§ Data excerpt:
****************
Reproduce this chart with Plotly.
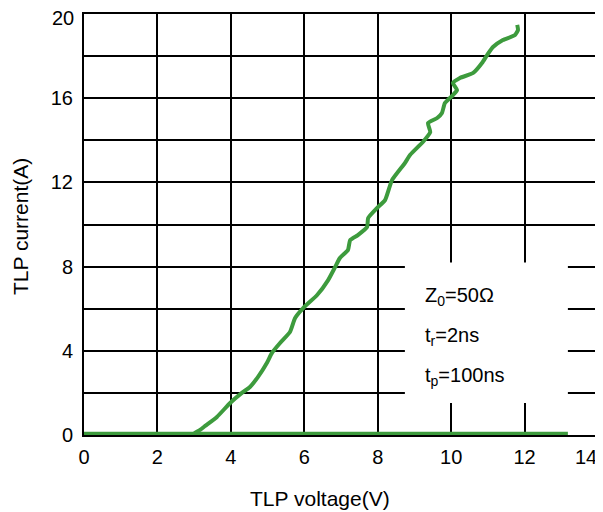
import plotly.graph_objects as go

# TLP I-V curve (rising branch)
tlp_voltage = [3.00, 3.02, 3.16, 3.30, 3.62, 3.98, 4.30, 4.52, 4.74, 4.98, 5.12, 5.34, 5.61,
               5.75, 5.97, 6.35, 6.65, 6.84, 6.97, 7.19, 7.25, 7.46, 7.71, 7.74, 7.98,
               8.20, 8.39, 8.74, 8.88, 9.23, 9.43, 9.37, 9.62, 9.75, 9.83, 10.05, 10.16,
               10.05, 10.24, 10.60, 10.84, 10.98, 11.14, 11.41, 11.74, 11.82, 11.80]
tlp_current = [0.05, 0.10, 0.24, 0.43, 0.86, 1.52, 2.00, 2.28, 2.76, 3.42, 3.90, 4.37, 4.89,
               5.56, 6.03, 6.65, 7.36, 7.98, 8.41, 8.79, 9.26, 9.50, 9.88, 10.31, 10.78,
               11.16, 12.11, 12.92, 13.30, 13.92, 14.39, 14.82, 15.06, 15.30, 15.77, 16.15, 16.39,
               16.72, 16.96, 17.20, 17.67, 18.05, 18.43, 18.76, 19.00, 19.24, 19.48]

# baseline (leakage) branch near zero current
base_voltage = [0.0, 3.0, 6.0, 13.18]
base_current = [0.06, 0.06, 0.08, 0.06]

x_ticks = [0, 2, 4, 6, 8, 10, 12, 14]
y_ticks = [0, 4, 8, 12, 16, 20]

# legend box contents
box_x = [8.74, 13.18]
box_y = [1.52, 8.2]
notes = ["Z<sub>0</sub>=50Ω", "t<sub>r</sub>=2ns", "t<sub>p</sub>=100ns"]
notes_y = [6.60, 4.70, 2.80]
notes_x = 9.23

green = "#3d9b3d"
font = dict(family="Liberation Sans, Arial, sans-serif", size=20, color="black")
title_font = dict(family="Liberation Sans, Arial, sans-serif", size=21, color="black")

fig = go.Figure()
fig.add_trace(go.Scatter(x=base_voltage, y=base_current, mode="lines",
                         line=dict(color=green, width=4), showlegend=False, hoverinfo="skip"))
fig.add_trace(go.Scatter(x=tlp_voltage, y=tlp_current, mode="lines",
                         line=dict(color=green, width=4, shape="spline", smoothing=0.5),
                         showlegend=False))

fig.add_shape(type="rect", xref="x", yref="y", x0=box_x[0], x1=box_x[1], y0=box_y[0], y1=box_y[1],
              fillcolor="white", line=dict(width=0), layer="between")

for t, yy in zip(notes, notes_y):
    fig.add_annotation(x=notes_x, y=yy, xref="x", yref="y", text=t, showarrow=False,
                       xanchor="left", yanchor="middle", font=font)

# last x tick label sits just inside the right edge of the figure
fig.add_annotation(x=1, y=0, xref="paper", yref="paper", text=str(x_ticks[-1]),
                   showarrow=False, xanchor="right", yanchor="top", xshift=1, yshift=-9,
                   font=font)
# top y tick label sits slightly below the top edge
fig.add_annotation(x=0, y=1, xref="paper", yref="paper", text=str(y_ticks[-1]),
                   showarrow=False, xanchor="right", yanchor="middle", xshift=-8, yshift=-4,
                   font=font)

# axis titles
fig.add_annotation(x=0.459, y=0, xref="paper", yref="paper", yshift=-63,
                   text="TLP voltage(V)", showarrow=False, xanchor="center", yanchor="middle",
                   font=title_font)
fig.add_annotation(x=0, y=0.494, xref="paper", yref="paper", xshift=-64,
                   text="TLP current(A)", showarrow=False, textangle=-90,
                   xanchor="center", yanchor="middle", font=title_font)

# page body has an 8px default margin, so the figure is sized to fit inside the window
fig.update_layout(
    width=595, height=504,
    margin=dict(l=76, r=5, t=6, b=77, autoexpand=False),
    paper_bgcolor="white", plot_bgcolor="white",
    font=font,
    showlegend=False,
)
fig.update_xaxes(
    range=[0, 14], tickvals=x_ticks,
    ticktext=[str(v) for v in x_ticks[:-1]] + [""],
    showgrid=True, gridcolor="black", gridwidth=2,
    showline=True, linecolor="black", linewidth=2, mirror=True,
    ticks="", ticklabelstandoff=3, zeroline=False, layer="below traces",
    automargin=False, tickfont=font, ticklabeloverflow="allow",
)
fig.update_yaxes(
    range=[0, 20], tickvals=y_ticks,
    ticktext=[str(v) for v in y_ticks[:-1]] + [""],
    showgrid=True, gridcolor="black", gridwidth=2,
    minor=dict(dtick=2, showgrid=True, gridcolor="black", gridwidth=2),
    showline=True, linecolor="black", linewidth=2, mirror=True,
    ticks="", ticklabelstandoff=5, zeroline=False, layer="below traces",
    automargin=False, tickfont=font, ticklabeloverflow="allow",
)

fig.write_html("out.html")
****************
§ What the task asks: Restate the entire listing word for word, excluding pictures.

§ Response to this task:
Reproduce this chart with Plotly.
import plotly.graph_objects as go

# TLP I-V curve (rising branch)
tlp_voltage = [3.00, 3.02, 3.16, 3.30, 3.62, 3.98, 4.30, 4.52, 4.74, 4.98, 5.12, 5.34, 5.61,
               5.75, 5.97, 6.35, 6.65, 6.84, 6.97, 7.19, 7.25, 7.46, 7.71, 7.74, 7.98,
               8.20, 8.39, 8.74, 8.88, 9.23, 9.43, 9.37, 9.62, 9.75, 9.83, 10.05, 10.16,
               10.05, 10.24, 10.60, 10.84, 10.98, 11.14, 11.41, 11.74, 11.82, 11.80]
tlp_current = [0.05, 0.10, 0.24, 0.43, 0.86, 1.52, 2.00, 2.28, 2.76, 3.42, 3.90, 4.37, 4.89,
               5.56, 6.03, 6.65, 7.36, 7.98, 8.41, 8.79, 9.26, 9.50, 9.88, 10.31, 10.78,
               11.16, 12.11, 12.92, 13.30, 13.92, 14.39, 14.82, 15.06, 15.30, 15.77, 16.15, 16.39,
               16.72, 16.96, 17.20, 17.67, 18.05, 18.43, 18.76, 19.00, 19.24, 19.48]

# baseline (leakage) branch near zero current
base_voltage = [0.0, 3.0, 6.0, 13.18]
base_current = [0.06, 0.06, 0.08, 0.06]

x_ticks = [0, 2, 4, 6, 8, 10, 12, 14]
y_ticks = [0, 4, 8, 12, 16, 20]

# legend box contents
box_x = [8.74, 13.18]
box_y = [1.52, 8.2]
notes = ["Z<sub>0</sub>=50Ω", "t<sub>r</sub>=2ns", "t<sub>p</sub>=100ns"]
notes_y = [6.60, 4.70, 2.80]
notes_x = 9.23

green = "#3d9b3d"
font = dict(family="Liberation Sans, Arial, sans-serif", size=20, color="black")
title_font = dict(family="Liberation Sans, Arial, sans-serif", size=21, color="black")

fig = go.Figure()
fig.add_trace(go.Scatter(x=base_voltage, y=base_current, mode="lines",
                         line=dict(color=green, width=4), showlegend=False, hoverinfo="skip"))
fig.add_trace(go.Scatter(x=tlp_voltage, y=tlp_current, mode="lines",
                         line=dict(color=green, width=4, shape="spline", smoothing=0.5),
                         showlegend=False))

fig.add_shape(type="rect", xref="x", yref="y", x0=box_x[0], x1=box_x[1], y0=box_y[0], y1=box_y[1],
              fillcolor="white", line=dict(width=0), layer="between")

for t, yy in zip(notes, notes_y):
    fig.add_annotation(x=notes_x, y=yy, xref="x", yref="y", text=t, showarrow=False,
                       xanchor="left", yanchor="middle", font=font)

# last x tick label sits just inside the right edge of the figure
fig.add_annotation(x=1, y=0, xref="paper", yref="paper", text=str(x_ticks[-1]),
                   showarrow=False, xanchor="right", yanchor="top", xshift=1, yshift=-9,
                   font=font)
# top y tick label sits slightly below the top edge
fig.add_annotation(x=0, y=1, xref="paper", yref="paper", text=str(y_ticks[-1]),
                   showarrow=False, xanchor="right", yanchor="middle", xshift=-8, yshift=-4,
                   font=font)

# axis titles
fig.add_annotation(x=0.459, y=0, xref="paper", yref="paper", yshift=-63,
                   text="TLP voltage(V)", showarrow=False, xanchor="center", yanchor="middle",
                   font=title_font)
fig.add_annotation(x=0, y=0.494, xref="paper", yref="paper", xshift=-64,
                   text="TLP current(A)", showarrow=False, textangle=-90,
                   xanchor="center", yanchor="middle", font=title_font)

# page body has an 8px default margin, so the figure is sized to fit inside the window
fig.update_layout(
    width=595, height=504,
    margin=dict(l=76, r=5, t=6, b=77, autoexpand=False),
    paper_bgcolor="white", plot_bgcolor="white",
    font=font,
    showlegend=False,
)
fig.update_xaxes(
    range=[0, 14], tickvals=x_ticks,
    ticktext=[str(v) for v in x_ticks[:-1]] + [""],
    showgrid=True, gridcolor="black", gridwidth=2,
    showline=True, linecolor="black", linewidth=2, mirror=True,
    ticks="", ticklabelstandoff=3, zeroline=False, layer="below traces",
    automargin=False, tickfont=font, ticklabeloverflow="allow",
)
fig.update_yaxes(
    range=[0, 20], tickvals=y_ticks,
    ticktext=[str(v) for v in y_ticks[:-1]] + [""],
    showgrid=True, gridcolor="black", gridwidth=2,
    minor=dict(dtick=2, showgrid=True, gridcolor="black", gridwidth=2),
    showline=True, linecolor="black", linewidth=2, mirror=True,
    ticks="", ticklabelstandoff=5, zeroline=False, layer="below traces",
    automargin=False, tickfont=font, ticklabeloverflow="allow",
)

fig.write_html("out.html")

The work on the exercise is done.